··· Available data

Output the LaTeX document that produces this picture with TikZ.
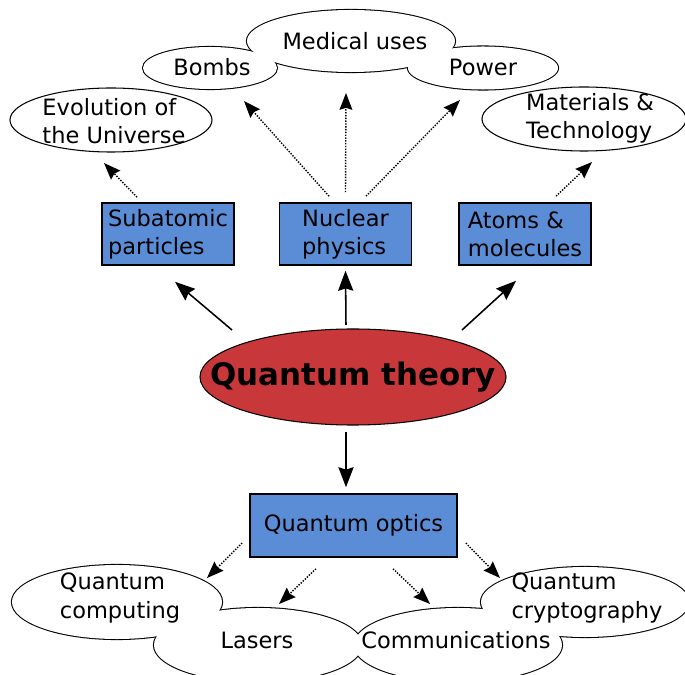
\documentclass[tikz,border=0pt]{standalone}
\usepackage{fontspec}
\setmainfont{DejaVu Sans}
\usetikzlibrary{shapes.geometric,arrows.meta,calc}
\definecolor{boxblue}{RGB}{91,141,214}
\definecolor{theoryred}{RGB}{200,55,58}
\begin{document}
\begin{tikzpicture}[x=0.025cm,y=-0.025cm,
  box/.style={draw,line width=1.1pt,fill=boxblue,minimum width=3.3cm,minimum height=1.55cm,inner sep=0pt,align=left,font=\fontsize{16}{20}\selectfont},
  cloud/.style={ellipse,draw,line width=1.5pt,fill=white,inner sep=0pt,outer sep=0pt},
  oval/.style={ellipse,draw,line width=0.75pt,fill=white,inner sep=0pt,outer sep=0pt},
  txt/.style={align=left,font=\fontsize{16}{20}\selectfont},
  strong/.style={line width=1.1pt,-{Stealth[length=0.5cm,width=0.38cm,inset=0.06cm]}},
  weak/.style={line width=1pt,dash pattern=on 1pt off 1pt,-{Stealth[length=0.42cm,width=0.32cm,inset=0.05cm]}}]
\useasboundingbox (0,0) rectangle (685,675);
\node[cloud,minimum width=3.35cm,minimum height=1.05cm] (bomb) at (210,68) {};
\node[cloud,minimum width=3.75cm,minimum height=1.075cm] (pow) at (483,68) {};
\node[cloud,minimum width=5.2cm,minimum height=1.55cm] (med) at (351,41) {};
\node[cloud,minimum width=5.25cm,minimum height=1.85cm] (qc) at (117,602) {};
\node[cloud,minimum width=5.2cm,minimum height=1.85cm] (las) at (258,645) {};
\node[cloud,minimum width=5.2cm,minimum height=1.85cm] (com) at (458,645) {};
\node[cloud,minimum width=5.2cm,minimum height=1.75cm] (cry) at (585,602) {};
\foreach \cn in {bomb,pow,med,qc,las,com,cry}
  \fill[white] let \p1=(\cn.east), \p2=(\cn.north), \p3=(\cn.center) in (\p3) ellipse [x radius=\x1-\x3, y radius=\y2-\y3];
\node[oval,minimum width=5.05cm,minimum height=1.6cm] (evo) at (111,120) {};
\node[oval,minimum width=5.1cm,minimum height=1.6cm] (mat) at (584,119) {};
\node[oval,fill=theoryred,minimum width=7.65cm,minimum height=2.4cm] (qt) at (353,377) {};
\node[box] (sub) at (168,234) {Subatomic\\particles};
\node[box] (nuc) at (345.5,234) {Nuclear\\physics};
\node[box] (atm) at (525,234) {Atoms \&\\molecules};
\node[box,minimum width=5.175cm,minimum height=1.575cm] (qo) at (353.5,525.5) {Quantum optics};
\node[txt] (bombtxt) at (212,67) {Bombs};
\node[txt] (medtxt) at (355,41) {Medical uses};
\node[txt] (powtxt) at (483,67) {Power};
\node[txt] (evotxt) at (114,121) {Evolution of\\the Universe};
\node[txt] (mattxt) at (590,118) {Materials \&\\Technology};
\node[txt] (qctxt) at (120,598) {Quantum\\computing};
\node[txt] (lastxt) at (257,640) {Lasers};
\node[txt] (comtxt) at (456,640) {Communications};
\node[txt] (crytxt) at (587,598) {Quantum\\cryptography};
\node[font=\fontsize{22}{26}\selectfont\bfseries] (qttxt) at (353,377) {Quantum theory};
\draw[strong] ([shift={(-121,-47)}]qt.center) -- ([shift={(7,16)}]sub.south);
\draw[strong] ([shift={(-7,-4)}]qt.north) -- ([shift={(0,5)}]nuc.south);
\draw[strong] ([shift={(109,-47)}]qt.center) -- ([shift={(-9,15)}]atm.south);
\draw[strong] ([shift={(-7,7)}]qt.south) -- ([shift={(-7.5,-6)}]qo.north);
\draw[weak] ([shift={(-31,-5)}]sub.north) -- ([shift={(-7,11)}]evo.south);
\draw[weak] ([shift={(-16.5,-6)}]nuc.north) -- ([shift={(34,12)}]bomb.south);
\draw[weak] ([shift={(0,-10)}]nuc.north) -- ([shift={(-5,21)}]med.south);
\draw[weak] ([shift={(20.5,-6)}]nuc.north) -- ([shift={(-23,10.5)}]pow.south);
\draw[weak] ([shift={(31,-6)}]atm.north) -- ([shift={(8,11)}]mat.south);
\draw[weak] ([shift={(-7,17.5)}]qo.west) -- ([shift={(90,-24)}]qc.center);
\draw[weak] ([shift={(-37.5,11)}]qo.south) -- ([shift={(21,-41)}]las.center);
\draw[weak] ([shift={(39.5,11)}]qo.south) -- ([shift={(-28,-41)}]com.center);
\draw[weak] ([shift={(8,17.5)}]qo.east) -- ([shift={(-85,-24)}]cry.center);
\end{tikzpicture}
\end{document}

······

Problem to solve
Make an exact reproduction of the listing above, without any pictures.

Written solution
Output the LaTeX document that produces this picture with TikZ.
\documentclass[tikz,border=0pt]{standalone}
\usepackage{fontspec}
\setmainfont{DejaVu Sans}
\usetikzlibrary{shapes.geometric,arrows.meta,calc}
\definecolor{boxblue}{RGB}{91,141,214}
\definecolor{theoryred}{RGB}{200,55,58}
\begin{document}
\begin{tikzpicture}[x=0.025cm,y=-0.025cm,
  box/.style={draw,line width=1.1pt,fill=boxblue,minimum width=3.3cm,minimum height=1.55cm,inner sep=0pt,align=left,font=\fontsize{16}{20}\selectfont},
  cloud/.style={ellipse,draw,line width=1.5pt,fill=white,inner sep=0pt,outer sep=0pt},
  oval/.style={ellipse,draw,line width=0.75pt,fill=white,inner sep=0pt,outer sep=0pt},
  txt/.style={align=left,font=\fontsize{16}{20}\selectfont},
  strong/.style={line width=1.1pt,-{Stealth[length=0.5cm,width=0.38cm,inset=0.06cm]}},
  weak/.style={line width=1pt,dash pattern=on 1pt off 1pt,-{Stealth[length=0.42cm,width=0.32cm,inset=0.05cm]}}]
\useasboundingbox (0,0) rectangle (685,675);
\node[cloud,minimum width=3.35cm,minimum height=1.05cm] (bomb) at (210,68) {};
\node[cloud,minimum width=3.75cm,minimum height=1.075cm] (pow) at (483,68) {};
\node[cloud,minimum width=5.2cm,minimum height=1.55cm] (med) at (351,41) {};
\node[cloud,minimum width=5.25cm,minimum height=1.85cm] (qc) at (117,602) {};
\node[cloud,minimum width=5.2cm,minimum height=1.85cm] (las) at (258,645) {};
\node[cloud,minimum width=5.2cm,minimum height=1.85cm] (com) at (458,645) {};
\node[cloud,minimum width=5.2cm,minimum height=1.75cm] (cry) at (585,602) {};
\foreach \cn in {bomb,pow,med,qc,las,com,cry}
  \fill[white] let \p1=(\cn.east), \p2=(\cn.north), \p3=(\cn.center) in (\p3) ellipse [x radius=\x1-\x3, y radius=\y2-\y3];
\node[oval,minimum width=5.05cm,minimum height=1.6cm] (evo) at (111,120) {};
\node[oval,minimum width=5.1cm,minimum height=1.6cm] (mat) at (584,119) {};
\node[oval,fill=theoryred,minimum width=7.65cm,minimum height=2.4cm] (qt) at (353,377) {};
\node[box] (sub) at (168,234) {Subatomic\\particles};
\node[box] (nuc) at (345.5,234) {Nuclear\\physics};
\node[box] (atm) at (525,234) {Atoms \&\\molecules};
\node[box,minimum width=5.175cm,minimum height=1.575cm] (qo) at (353.5,525.5) {Quantum optics};
\node[txt] (bombtxt) at (212,67) {Bombs};
\node[txt] (medtxt) at (355,41) {Medical uses};
\node[txt] (powtxt) at (483,67) {Power};
\node[txt] (evotxt) at (114,121) {Evolution of\\the Universe};
\node[txt] (mattxt) at (590,118) {Materials \&\\Technology};
\node[txt] (qctxt) at (120,598) {Quantum\\computing};
\node[txt] (lastxt) at (257,640) {Lasers};
\node[txt] (comtxt) at (456,640) {Communications};
\node[txt] (crytxt) at (587,598) {Quantum\\cryptography};
\node[font=\fontsize{22}{26}\selectfont\bfseries] (qttxt) at (353,377) {Quantum theory};
\draw[strong] ([shift={(-121,-47)}]qt.center) -- ([shift={(7,16)}]sub.south);
\draw[strong] ([shift={(-7,-4)}]qt.north) -- ([shift={(0,5)}]nuc.south);
\draw[strong] ([shift={(109,-47)}]qt.center) -- ([shift={(-9,15)}]atm.south);
\draw[strong] ([shift={(-7,7)}]qt.south) -- ([shift={(-7.5,-6)}]qo.north);
\draw[weak] ([shift={(-31,-5)}]sub.north) -- ([shift={(-7,11)}]evo.south);
\draw[weak] ([shift={(-16.5,-6)}]nuc.north) -- ([shift={(34,12)}]bomb.south);
\draw[weak] ([shift={(0,-10)}]nuc.north) -- ([shift={(-5,21)}]med.south);
\draw[weak] ([shift={(20.5,-6)}]nuc.north) -- ([shift={(-23,10.5)}]pow.south);
\draw[weak] ([shift={(31,-6)}]atm.north) -- ([shift={(8,11)}]mat.south);
\draw[weak] ([shift={(-7,17.5)}]qo.west) -- ([shift={(90,-24)}]qc.center);
\draw[weak] ([shift={(-37.5,11)}]qo.south) -- ([shift={(21,-41)}]las.center);
\draw[weak] ([shift={(39.5,11)}]qo.south) -- ([shift={(-28,-41)}]com.center);
\draw[weak] ([shift={(8,17.5)}]qo.east) -- ([shift={(-85,-24)}]cry.center);
\end{tikzpicture}
\end{document}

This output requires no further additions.